• Request: Copy out every line containing the word "chart".
*** Exercise data
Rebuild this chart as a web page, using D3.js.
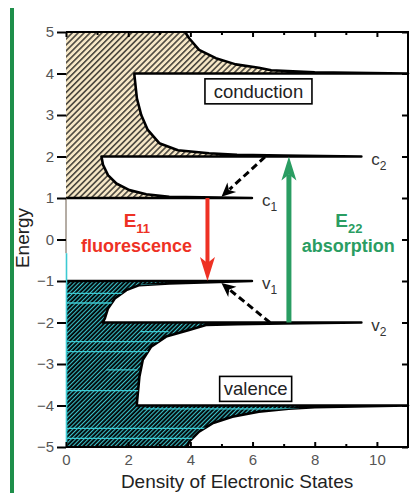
<!DOCTYPE html>
<html>
<head>
<meta charset="utf-8">
<script src="https://cdn.jsdelivr.net/npm/d3@7"></script>
<style>
    body { margin: 0; background: #fff; }
    text { font-family: "Liberation Sans", Arial, sans-serif; }
</style>
</head>
<body>
<svg id="chart" width="412" height="493"></svg>
<script>
// data: [density, energy]
var conductionEdge = [
    [0, 1], [5.98, 1], [3.32, 1.03], [2.58, 1.09], [2.04, 1.19], [1.62, 1.35],
    [1.35, 1.55], [1.19, 1.8], [1.14, 2], [9.5, 2], [7, 2.02], [5.5, 2.04],
    [4.6, 2.08], [3.6, 2.15], [3.0, 2.32], [2.63, 2.64], [2.42, 3.0], [2.28, 3.4],
    [2.2, 3.96], [2.2, 4], [11, 4], [8, 4.03], [6.6, 4.08], [6.2, 4.14],
    [5.46, 4.22], [4.82, 4.37], [4.28, 4.57], [3.96, 4.85], [3.83, 5]
];
var valenceEdge = [
    [0, -1], [5.98, -1], [3.32, -1.06], [2.36, -1.1], [1.94, -1.22], [1.57, -1.42],
    [1.35, -1.66], [1.25, -1.9], [1.18, -2], [9.5, -2], [7, -2.02], [5.5, -2.04],
    [4.5, -2.06], [3.96, -2.18], [3.22, -2.34], [2.74, -2.58], [2.47, -2.9],
    [2.36, -3.31], [2.28, -3.95], [2.28, -4], [11, -4], [8, -4.04], [7.16, -4.08],
    [6.2, -4.15], [5.35, -4.27], [4.71, -4.43], [4.28, -4.63], [3.96, -4.87], [3.9, -5]
];
// cyan streaks inside the valence fill: [energy, from, to]
var cyanStreaks = [
    [-1.1, 2.4, 3.3], [-1.3, 0, 2], [-1.53, 0, 2], [-2.22, 2.4, 3.3],
    [-2.46, 0, 11], [-2.7, 0, 11], [-3.14, 1.3, 2.3], [-3.64, 0, 11],
    [-4.08, 2.5, 7.5], [-4.55, 0, 11], [-4.79, 0, 11]
];
var subbands = [
    { name: "c", sub: "2", E: 2, end: 9.5 },
    { name: "c", sub: "1", E: 1, end: 5.98 },
    { name: "v", sub: "1", E: -1, end: 5.98 },
    { name: "v", sub: "2", E: -2, end: 9.5 }
];
var relaxations = [
    { from: [6.4, 1.99], to: [5.0, 1.03] },
    { from: [6.56, -2.0], to: [5.0, -1.05] }
];
var emission = { x: 4.55, from: 1, to: -1 };
var absorption = { x: 7.17, from: -2, to: 2 };
var xTicks = [0, 2, 4, 6, 8, 10];
var xMinor = [1, 3, 5, 7, 9];
var yTicks = [5, 4, 3, 2, 1, 0, -1, -2, -3, -4, -5];

var margin = { top: 32, right: 4, bottom: 46, left: 66 },
    width = 412,
    height = 493;
var innerW = width - margin.left - margin.right;
var innerH = height - margin.top - margin.bottom;

var tan = "#f6e7c6", cyan = "#3ccad2", red = "#ee3124", green = "#2a9d62";

var x = d3.scaleLinear().domain([0, 11]).range([0, innerW]);
var y = d3.scaleLinear().domain([-5, 5]).range([innerH, 0]);

var svg = d3.select("#chart");

// green bar on the far left
svg.append("rect").attr("x", 10).attr("y", 8).attr("width", 4).attr("height", height - 8)
    .attr("fill", "#1e8f4a");

var defs = svg.append("defs");
var pc = defs.append("pattern").attr("id", "hatchC").attr("patternUnits", "userSpaceOnUse")
    .attr("width", 4.2).attr("height", 10).attr("patternTransform", "rotate(45)");
pc.append("rect").attr("width", 4.2).attr("height", 10).attr("fill", tan);
pc.append("line").attr("x1", 0.8).attr("x2", 0.8).attr("y1", 0).attr("y2", 10)
    .attr("stroke", "#111").attr("stroke-width", 1.2);

var pv = defs.append("pattern").attr("id", "hatchV").attr("patternUnits", "userSpaceOnUse")
    .attr("width", 3).attr("height", 10).attr("patternTransform", "rotate(45)");
pv.append("rect").attr("width", 3).attr("height", 10).attr("fill", "#000");
pv.append("line").attr("x1", 0.6).attr("x2", 0.6).attr("y1", 0).attr("y2", 10)
    .attr("stroke", cyan).attr("stroke-width", 1.1);

var line = d3.line().x(d => x(d[0])).y(d => y(d[1]));

defs.append("clipPath").attr("id", "clipV")
    .append("path").attr("d", line(valenceEdge.concat([[0, -5]])) + "Z")
    .attr("transform", "translate(" + margin.left + "," + margin.top + ")");

var g = svg.append("g").attr("transform", "translate(" + margin.left + "," + margin.top + ")");

// fills
g.append("path").attr("d", line(conductionEdge.concat([[0, 5]])) + "Z").attr("fill", "url(#hatchC)");
g.append("path").attr("d", line(valenceEdge.concat([[0, -5]])) + "Z").attr("fill", "url(#hatchV)");

svg.append("g").attr("clip-path", "url(#clipV)")
    .selectAll("line").data(cyanStreaks).join("line")
    .attr("x1", d => margin.left + x(d[1])).attr("x2", d => margin.left + x(d[2]))
    .attr("y1", d => margin.top + y(d[0])).attr("y2", d => margin.top + y(d[0]))
    .attr("stroke", cyan).attr("stroke-width", 1.3);

// DOS outlines
[conductionEdge, valenceEdge].forEach(function (edge) {
    g.append("path").attr("d", line(edge)).attr("fill", "none")
        .attr("stroke", "#000").attr("stroke-width", 2.6).attr("stroke-linejoin", "round");
});

// left edge pieces
g.append("line").attr("x1", x(0)).attr("x2", x(0)).attr("y1", y(1)).attr("y2", y(-0.33))
    .attr("stroke", "#6b5a4a").attr("stroke-width", 1);
g.append("line").attr("x1", x(0) + 0.5).attr("x2", x(0) + 0.5).attr("y1", y(-0.33)).attr("y2", y(-5))
    .attr("stroke", cyan).attr("stroke-width", 1.6);

// frame
g.append("path")
    .attr("d", "M" + x(0) + "," + y(5) + "H" + x(11) + "V" + y(-5) + "H" + x(0))
    .attr("fill", "none").attr("stroke", "#000").attr("stroke-width", 2);

function styleAxis(sel) {
    sel.select(".domain").remove();
    sel.selectAll(".tick line").attr("stroke", "#000").attr("stroke-width", 2);
    sel.selectAll(".tick text").attr("fill", "#555").style("font-size", "15px")
        .style("font-family", '"Liberation Sans", Arial, sans-serif');
}

g.append("g").call(d3.axisLeft(y).tickValues(yTicks).tickSize(9).tickPadding(3)).call(styleAxis);
g.append("g").attr("transform", "translate(" + innerW + ",0)")
    .call(d3.axisRight(y).tickValues(yTicks).tickSize(-6).tickFormat("")).call(styleAxis);
g.append("g").attr("transform", "translate(0," + innerH + ")")
    .call(d3.axisBottom(x).tickValues(xTicks).tickSizeInner(-5).tickSizeOuter(0).tickPadding(7))
    .call(styleAxis);
g.append("g").attr("transform", "translate(0," + innerH + ")")
    .call(d3.axisBottom(x).tickValues(xMinor).tickSize(-3).tickFormat("")).call(styleAxis);
g.append("g").call(d3.axisTop(x).tickValues(xTicks).tickSize(-5).tickFormat("")).call(styleAxis);
g.append("g").call(d3.axisTop(x).tickValues(xMinor).tickSize(-3).tickFormat("")).call(styleAxis);

// sub-band labels
subbands.forEach(function (s) {
    var t = g.append("text").attr("x", x(s.end) + 10).attr("y", y(s.E) + 8)
        .attr("fill", "#333").style("font-size", "17px").text(s.name);
    t.append("tspan").attr("dy", 5).style("font-size", "12px").text(s.sub);
});

// band boxes
[{ label: "conduction", x: 6.19, E: 3.57, w: 107 }, { label: "valence", x: 6.1, E: -3.6, w: 72 }]
    .forEach(function (b) {
        g.append("rect").attr("x", x(b.x) - b.w / 2).attr("y", y(b.E) - 12.5)
            .attr("width", b.w).attr("height", 25).attr("fill", "#fff")
            .attr("stroke", "#000").attr("stroke-width", 1.6);
        g.append("text").attr("x", x(b.x)).attr("y", y(b.E) + 6.5).attr("text-anchor", "middle")
            .attr("fill", "#222").style("font-size", "18.5px").text(b.label);
    });

// dashed relaxation arrows
relaxations.forEach(function (r) {
    var x0 = x(r.from[0]), y0 = y(r.from[1]), x1 = x(r.to[0]), y1 = y(r.to[1]);
    var len = Math.hypot(x1 - x0, y1 - y0), ux = (x1 - x0) / len, uy = (y1 - y0) / len;
    var hl = 14, hw = 6.5;
    g.append("line").attr("x1", x0).attr("y1", y0)
        .attr("x2", x1 - ux * (hl - 3)).attr("y2", y1 - uy * (hl - 3))
        .attr("stroke", "#000").attr("stroke-width", 3).attr("stroke-dasharray", "7,4");
    var bx = x1 - ux * hl, by = y1 - uy * hl, nx = x1 - ux * (hl - 4), ny = y1 - uy * (hl - 4);
    g.append("path").attr("fill", "#000")
        .attr("d", "M" + x1 + "," + y1 + "L" + (bx - uy * hw) + "," + (by + ux * hw) +
            "L" + nx + "," + ny + "L" + (bx + uy * hw) + "," + (by - ux * hw) + "Z");
});

// optical transitions
function bigArrow(a, color, w) {
    var px = x(a.x), ys = y(a.from), yt = y(a.to), dir = yt > ys ? 1 : -1;
    var hl = 24, hw = 7.5;
    g.append("line").attr("x1", px).attr("x2", px).attr("y1", ys).attr("y2", yt - dir * (hl - 6))
        .attr("stroke", color).attr("stroke-width", w);
    g.append("path").attr("fill", color)
        .attr("d", "M" + px + "," + yt + "L" + (px - hw) + "," + (yt - dir * hl) +
            "L" + px + "," + (yt - dir * (hl - 6)) + "L" + (px + hw) + "," + (yt - dir * hl) + "Z");
}
bigArrow(emission, red, 4);
bigArrow(absorption, green, 5);

function bandText(cx, E, label, color) {
    var t = g.append("text").attr("x", cx).attr("y", y(E)).attr("text-anchor", "middle")
        .attr("fill", color).style("font-size", "19px").style("font-weight", "bold").text("E");
    t.append("tspan").attr("dy", 6).style("font-size", "13px").text(label);
}
bandText(x(2.28), 0.3, "11", red);
bandText(x(9.1), 0.3, "22", green);
g.append("text").attr("x", x(2.27)).attr("y", y(-0.29)).attr("text-anchor", "middle")
    .attr("fill", red).style("font-size", "18px").style("font-weight", "bold").text("fluorescence");
g.append("text").attr("x", x(9.08)).attr("y", y(-0.29)).attr("text-anchor", "middle")
    .attr("fill", green).style("font-size", "18px").style("font-weight", "bold").text("absorption");

// axis titles
svg.append("text").attr("x", margin.left + innerW * 0.43 + 24).attr("y", 488)
    .attr("text-anchor", "middle").attr("fill", "#222").style("font-size", "19px")
    .text("Density of Electronic States");
svg.append("text").attr("transform", "translate(29,238) rotate(-90)")
    .attr("text-anchor", "middle").attr("fill", "#222").style("font-size", "19px").text("Energy");
</script>
</body>
</html>
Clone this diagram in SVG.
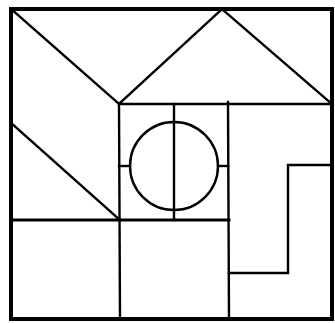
<svg xmlns="http://www.w3.org/2000/svg" width="335" height="323" viewBox="0 0 335 323">
<style>
.b{fill:none;stroke:#000;stroke-width:4;stroke-linejoin:miter}
.l{fill:none;stroke:#000;stroke-width:2.4;stroke-linecap:square}
.m{fill:none;stroke:#000;stroke-width:3;stroke-linecap:square}
</style>
<rect width="335" height="323" fill="#fff"/>
<g id="frame"><rect class="b" x="11" y="9" width="321" height="310"/></g>
<g id="roof">
<polyline class="l" points="11,9 119,104 222,9 332,104"/>
<line class="l" x1="119" y1="104" x2="332" y2="104"/>
</g>
<g id="diagonal"><line class="l" x1="11" y1="123" x2="120" y2="220"/></g>
<g id="inner">
<line class="l" x1="119" y1="104" x2="120" y2="319"/>
<line class="l" x1="228" y1="102" x2="229" y2="319"/>
<line class="m" x1="11" y1="220" x2="229" y2="220"/>
</g>
<g id="circle">
<circle class="l" cx="174" cy="166" r="44"/>
<line class="l" x1="174" y1="104" x2="174" y2="220"/>
<line class="l" x1="119" y1="166" x2="130" y2="166"/>
<line class="l" x1="218" y1="166" x2="228" y2="166"/>
</g>
<g id="step"><polyline class="l" points="229,273 288,273 288,165 332,165"/></g>
</svg>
******
• Correct output:
Rebuild this chart as a web page, using D3.js.
<svg id="chart" width="412" height="493"></svg>
var svg = d3.select("#chart");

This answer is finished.